__Task brief__: Your task is to give the listing below back word for word, pictures excluded.

__Records for processing__:
◇ ◇ ◇ ◇

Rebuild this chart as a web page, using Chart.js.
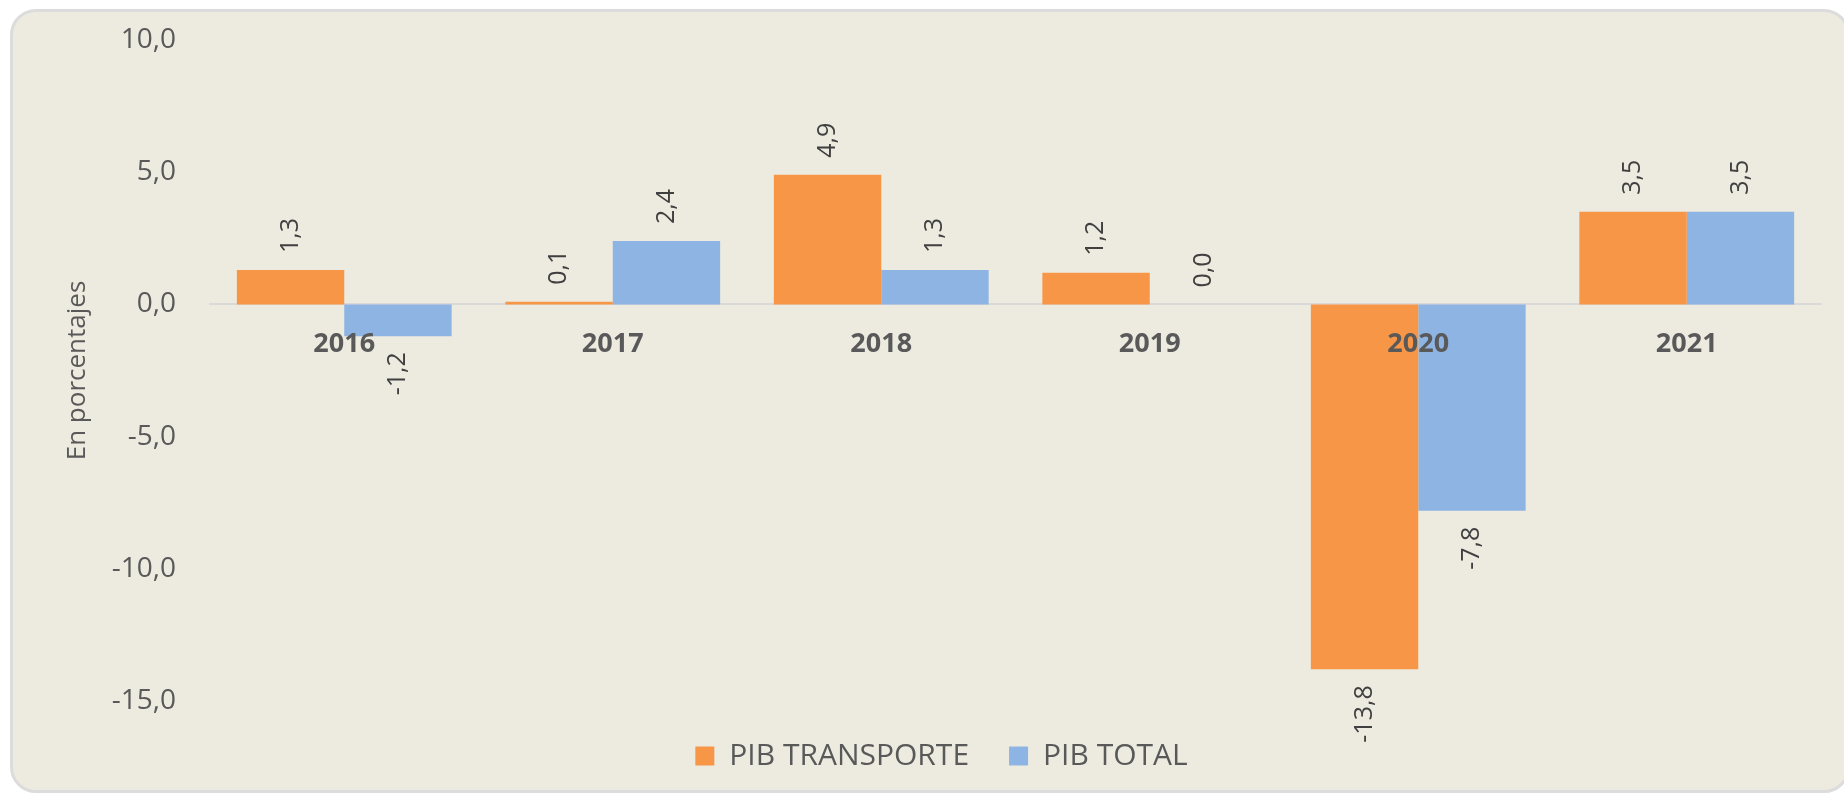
<!DOCTYPE html>
<html>
<head>
<meta charset="utf-8">
<script src="https://cdn.jsdelivr.net/npm/chart.js@4"></script>
<style>
  html, body { margin: 0; padding: 0; background: #ffffff; }
  #panel {
    position: absolute; left: 10px; top: 9px; width: 1840px; height: 784px;
    box-sizing: border-box; background: #edebe0;
    border: 3px solid #dcdcdc; border-radius: 26px;
  }
  #wrap { position: absolute; left: 0; top: 0; width: 1844px; height: 794px; }
</style>
</head>
<body>
<div id="panel"></div>
<div id="wrap"><canvas id="myChart"></canvas></div>
<script>
const years = ["2016", "2017", "2018", "2019", "2020", "2021"];
const pibTransporte = [1.3, 0.1, 4.9, 1.2, -13.8, 3.5];
const pibTotal = [-1.2, 2.4, 1.3, 0.0, -7.8, 3.5];
const yTicks = [-15, -10, -5, 0, 5, 10];

const fmt = (v) => v.toFixed(1).replace(".", ",");

// etiquetas giradas sobre/bajo cada barra
const barLabels = {
  id: "barLabels",
  afterDatasetsDraw(chart) {
    const c = chart.ctx;
    c.save();
    c.font = "25px 'Open Sans'";
    c.fillStyle = "#404040";
    c.textBaseline = "middle";
    chart.data.datasets.forEach((ds, i) => {
      chart.getDatasetMeta(i).data.forEach((bar, j) => {
        const v = ds.data[j];
        c.save();
        if (v >= 0) {
          c.translate(bar.x, bar.y - 17);
          c.rotate(-Math.PI / 2);
          c.textAlign = "left";
        } else {
          c.translate(bar.x, bar.y + 16);
          c.rotate(-Math.PI / 2);
          c.textAlign = "right";
        }
        c.fillText(fmt(v), 0, 0);
        c.restore();
      });
    });
    c.restore();
  },
};

const ctx = document.getElementById("myChart");

new Chart(ctx, {
  type: "bar",
  data: {
    labels: years,
    datasets: [
      {
        label: "PIB TRANSPORTE",
        data: pibTransporte,
        backgroundColor: "#f79646",
        categoryPercentage: 0.8,
        barPercentage: 1.0,
      },
      {
        label: "PIB TOTAL",
        data: pibTotal,
        backgroundColor: "#8eb4e3",
        categoryPercentage: 0.8,
        barPercentage: 1.0,
      },
    ],
  },
  options: {
    responsive: true,
    maintainAspectRatio: false,
    animation: false,
    layout: {
      padding: { left: 62, right: 23, top: 40, bottom: 13 },
    },
    plugins: {
      tooltip: { enabled: false },
      legend: {
        position: "bottom",
        labels: {
          boxWidth: 19,
          boxHeight: 19,
          padding: 40,
          color: "#595959",
          font: { family: "'Open Sans'", size: 30 },
        },
      },
    },
    scales: {
      x: {
        position: { y: 0 },
        grid: { display: false, drawTicks: false },
        border: { display: true, color: "#d9d9d9", width: 2 },
        ticks: {
          z: 1,
          color: "#595959",
          padding: 24,
          font: { family: "'Open Sans'", size: 27, weight: "bold" },
        },
        afterFit: (s) => {
          s.height = 0;
        },
      },
      y: {
        min: -15,
        max: 10,
        afterBuildTicks: (s) => {
          s.ticks = yTicks.map((v) => ({ value: v }));
        },
        grid: { display: false, drawTicks: true, tickLength: 30 },
        border: { display: false },
        ticks: {
          color: "#595959",
          padding: 4,
          font: { family: "'Open Sans'", size: 28 },
          callback: (v) => fmt(v),
        },
        title: {
          display: true,
          text: "En porcentajes",
          color: "#595959",
          padding: { top: 0, bottom: 0 },
          font: { family: "'Open Sans'", size: 26 },
        },
        afterFit: (s) => {
          s.width = 148;
        },
      },
    },
  },
  plugins: [barLabels],
});
</script>
</body>
</html>
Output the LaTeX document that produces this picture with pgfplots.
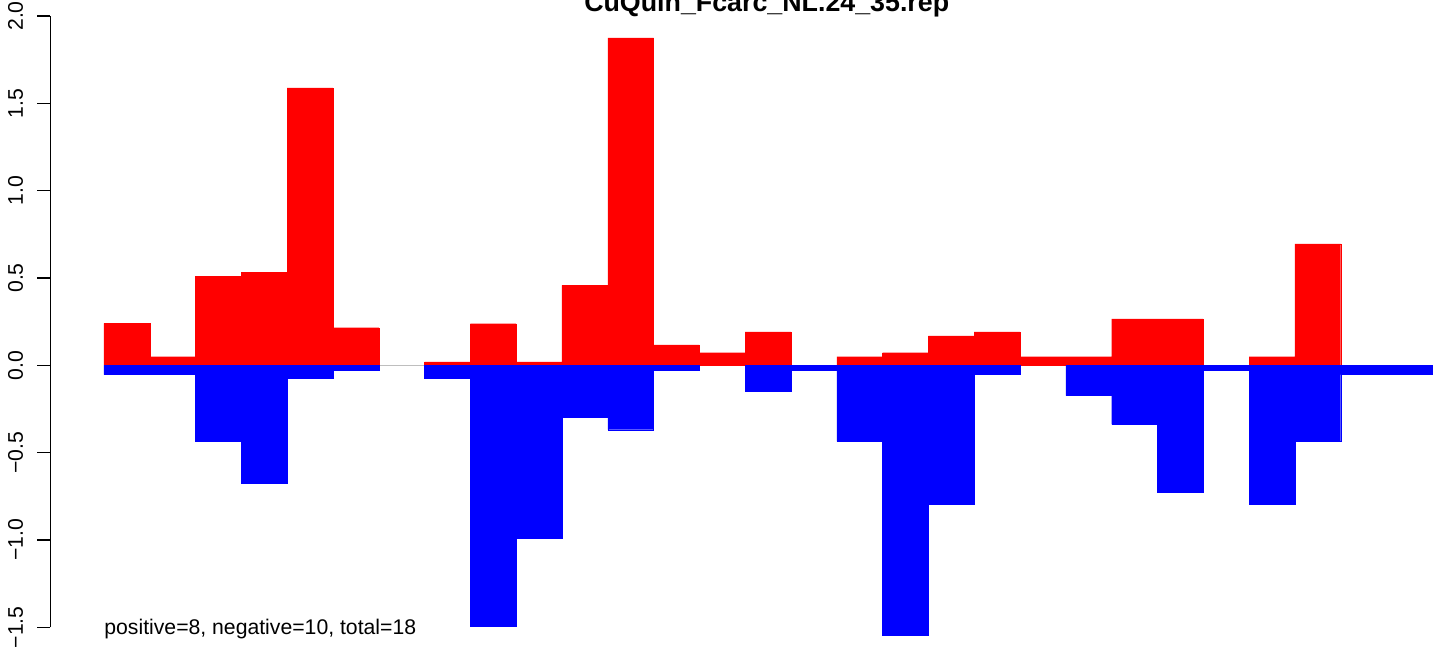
\documentclass[border=0pt]{standalone}
\usepackage{pgfplots}
\pgfplotsset{compat=1.18}
\usepackage{pgfplotstable}
\usepackage{fontspec}
\setmainfont{Liberation Sans}
\definecolor{rred}{RGB}{255,0,0}
\definecolor{rblue}{RGB}{0,0,255}
\definecolor{rgray}{RGB}{190,190,190}
\pgfplotstableread{
x pos neg
0.5 0.24 -0.053
1.5 0.049 -0.053
2.5 0.508 -0.436
3.5 0.531 -0.677
4.5 1.588 -0.075
5.5 0.215 -0.030
6.5 nan nan
7.5 0.020 -0.075
8.5 0.238 -1.495
9.5 0.020 -0.990
10.5 0.457 -0.295
11.5 1.875 -0.369
12.5 0.117 -0.030
13.5 0.072 nan
14.5 0.192 -0.150
15.5 nan -0.030
16.5 0.049 -0.436
17.5 0.072 -1.547
18.5 0.169 -0.797
19.5 0.192 -0.053
20.5 0.049 nan
21.5 0.049 -0.173
22.5 0.266 -0.339
23.5 0.266 -0.728
24.5 nan -0.030
25.5 0.049 -0.797
26.5 0.695 -0.436
27.5 nan -0.053
28.5 nan -0.053
}\datatab
\begin{document}
\begin{tikzpicture}[x=1pt,y=1pt]
\begin{axis}[
  scale only axis,
  width=696.75pt, height=323.5pt,
  xmin=-1.168, xmax=29.258,
  ymin=-1.613, ymax=2.0916,
  clip=false,
  unbounded coords=discard,
  axis x line=none,
  axis y line*=left,
  y axis line style={draw=none},
  ytick={-1.5,-1,-0.5,0,0.5,1,1.5,2},
  yticklabels={−1.5,−1.0,−0.5,0.0,0.5,1.0,1.5,2.0},
  tick align=outside,
  major tick length=6.5pt,
  tick style={black, line width=0.6pt},
  yticklabel style={font=\fontsize{10.6}{12}\selectfont, rotate=90, anchor=south, inner sep=0pt, yshift=7pt},
  ybar, bar width=1, bar shift=0pt,
]
\addplot[rgray, line width=0.6pt, sharp plot, forget plot] coordinates {(0,0) (29,0)};
\addplot[fill=rred, draw=rred, line width=0.1pt] table[x=x,y=pos] {\datatab};
\addplot[fill=rblue, draw=rblue, line width=0.1pt] table[x=x,y=neg] {\datatab};
\draw[black, line width=0.6pt] (axis cs:-1.168,-1.5) -- (axis cs:-1.168,2.0);
\node[anchor=base, inner sep=0pt, font=\fontsize{13.4}{15}\selectfont\bfseries] at (axis cs:14.47,2.025) {CuQuin\_Fcarc\_NL.24\_35.rep};
\node[anchor=base west, inner sep=0pt, font=\fontsize{10.6}{12}\selectfont] at (axis cs:0,-1.539) {positive=8, negative=10, total=18};
\end{axis}
\pgfresetboundingbox
\path ([xshift=-25.25pt]current axis.south west) rectangle (current axis.north east);
\end{tikzpicture}
\end{document}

◇ ◇ ◇ ◇

__Task response__:
Rebuild this chart as a web page, using Chart.js.
<!DOCTYPE html>
<html>
<head>
<meta charset="utf-8">
<script src="https://cdn.jsdelivr.net/npm/chart.js@4"></script>
<style>
  html, body { margin: 0; padding: 0; background: #ffffff; }
  #panel {
    position: absolute; left: 10px; top: 9px; width: 1840px; height: 784px;
    box-sizing: border-box; background: #edebe0;
    border: 3px solid #dcdcdc; border-radius: 26px;
  }
  #wrap { position: absolute; left: 0; top: 0; width: 1844px; height: 794px; }
</style>
</head>
<body>
<div id="panel"></div>
<div id="wrap"><canvas id="myChart"></canvas></div>
<script>
const years = ["2016", "2017", "2018", "2019", "2020", "2021"];
const pibTransporte = [1.3, 0.1, 4.9, 1.2, -13.8, 3.5];
const pibTotal = [-1.2, 2.4, 1.3, 0.0, -7.8, 3.5];
const yTicks = [-15, -10, -5, 0, 5, 10];

const fmt = (v) => v.toFixed(1).replace(".", ",");

// etiquetas giradas sobre/bajo cada barra
const barLabels = {
  id: "barLabels",
  afterDatasetsDraw(chart) {
    const c = chart.ctx;
    c.save();
    c.font = "25px 'Open Sans'";
    c.fillStyle = "#404040";
    c.textBaseline = "middle";
    chart.data.datasets.forEach((ds, i) => {
      chart.getDatasetMeta(i).data.forEach((bar, j) => {
        const v = ds.data[j];
        c.save();
        if (v >= 0) {
          c.translate(bar.x, bar.y - 17);
          c.rotate(-Math.PI / 2);
          c.textAlign = "left";
        } else {
          c.translate(bar.x, bar.y + 16);
          c.rotate(-Math.PI / 2);
          c.textAlign = "right";
        }
        c.fillText(fmt(v), 0, 0);
        c.restore();
      });
    });
    c.restore();
  },
};

const ctx = document.getElementById("myChart");

new Chart(ctx, {
  type: "bar",
  data: {
    labels: years,
    datasets: [
      {
        label: "PIB TRANSPORTE",
        data: pibTransporte,
        backgroundColor: "#f79646",
        categoryPercentage: 0.8,
        barPercentage: 1.0,
      },
      {
        label: "PIB TOTAL",
        data: pibTotal,
        backgroundColor: "#8eb4e3",
        categoryPercentage: 0.8,
        barPercentage: 1.0,
      },
    ],
  },
  options: {
    responsive: true,
    maintainAspectRatio: false,
    animation: false,
    layout: {
      padding: { left: 62, right: 23, top: 40, bottom: 13 },
    },
    plugins: {
      tooltip: { enabled: false },
      legend: {
        position: "bottom",
        labels: {
          boxWidth: 19,
          boxHeight: 19,
          padding: 40,
          color: "#595959",
          font: { family: "'Open Sans'", size: 30 },
        },
      },
    },
    scales: {
      x: {
        position: { y: 0 },
        grid: { display: false, drawTicks: false },
        border: { display: true, color: "#d9d9d9", width: 2 },
        ticks: {
          z: 1,
          color: "#595959",
          padding: 24,
          font: { family: "'Open Sans'", size: 27, weight: "bold" },
        },
        afterFit: (s) => {
          s.height = 0;
        },
      },
      y: {
        min: -15,
        max: 10,
        afterBuildTicks: (s) => {
          s.ticks = yTicks.map((v) => ({ value: v }));
        },
        grid: { display: false, drawTicks: true, tickLength: 30 },
        border: { display: false },
        ticks: {
          color: "#595959",
          padding: 4,
          font: { family: "'Open Sans'", size: 28 },
          callback: (v) => fmt(v),
        },
        title: {
          display: true,
          text: "En porcentajes",
          color: "#595959",
          padding: { top: 0, bottom: 0 },
          font: { family: "'Open Sans'", size: 26 },
        },
        afterFit: (s) => {
          s.width = 148;
        },
      },
    },
  },
  plugins: [barLabels],
});
</script>
</body>
</html>
Output the LaTeX document that produces this picture with pgfplots.
\documentclass[border=0pt]{standalone}
\usepackage{pgfplots}
\pgfplotsset{compat=1.18}
\usepackage{pgfplotstable}
\usepackage{fontspec}
\setmainfont{Liberation Sans}
\definecolor{rred}{RGB}{255,0,0}
\definecolor{rblue}{RGB}{0,0,255}
\definecolor{rgray}{RGB}{190,190,190}
\pgfplotstableread{
x pos neg
0.5 0.24 -0.053
1.5 0.049 -0.053
2.5 0.508 -0.436
3.5 0.531 -0.677
4.5 1.588 -0.075
5.5 0.215 -0.030
6.5 nan nan
7.5 0.020 -0.075
8.5 0.238 -1.495
9.5 0.020 -0.990
10.5 0.457 -0.295
11.5 1.875 -0.369
12.5 0.117 -0.030
13.5 0.072 nan
14.5 0.192 -0.150
15.5 nan -0.030
16.5 0.049 -0.436
17.5 0.072 -1.547
18.5 0.169 -0.797
19.5 0.192 -0.053
20.5 0.049 nan
21.5 0.049 -0.173
22.5 0.266 -0.339
23.5 0.266 -0.728
24.5 nan -0.030
25.5 0.049 -0.797
26.5 0.695 -0.436
27.5 nan -0.053
28.5 nan -0.053
}\datatab
\begin{document}
\begin{tikzpicture}[x=1pt,y=1pt]
\begin{axis}[
  scale only axis,
  width=696.75pt, height=323.5pt,
  xmin=-1.168, xmax=29.258,
  ymin=-1.613, ymax=2.0916,
  clip=false,
  unbounded coords=discard,
  axis x line=none,
  axis y line*=left,
  y axis line style={draw=none},
  ytick={-1.5,-1,-0.5,0,0.5,1,1.5,2},
  yticklabels={−1.5,−1.0,−0.5,0.0,0.5,1.0,1.5,2.0},
  tick align=outside,
  major tick length=6.5pt,
  tick style={black, line width=0.6pt},
  yticklabel style={font=\fontsize{10.6}{12}\selectfont, rotate=90, anchor=south, inner sep=0pt, yshift=7pt},
  ybar, bar width=1, bar shift=0pt,
]
\addplot[rgray, line width=0.6pt, sharp plot, forget plot] coordinates {(0,0) (29,0)};
\addplot[fill=rred, draw=rred, line width=0.1pt] table[x=x,y=pos] {\datatab};
\addplot[fill=rblue, draw=rblue, line width=0.1pt] table[x=x,y=neg] {\datatab};
\draw[black, line width=0.6pt] (axis cs:-1.168,-1.5) -- (axis cs:-1.168,2.0);
\node[anchor=base, inner sep=0pt, font=\fontsize{13.4}{15}\selectfont\bfseries] at (axis cs:14.47,2.025) {CuQuin\_Fcarc\_NL.24\_35.rep};
\node[anchor=base west, inner sep=0pt, font=\fontsize{10.6}{12}\selectfont] at (axis cs:0,-1.539) {positive=8, negative=10, total=18};
\end{axis}
\pgfresetboundingbox
\path ([xshift=-25.25pt]current axis.south west) rectangle (current axis.north east);
\end{tikzpicture}
\end{document}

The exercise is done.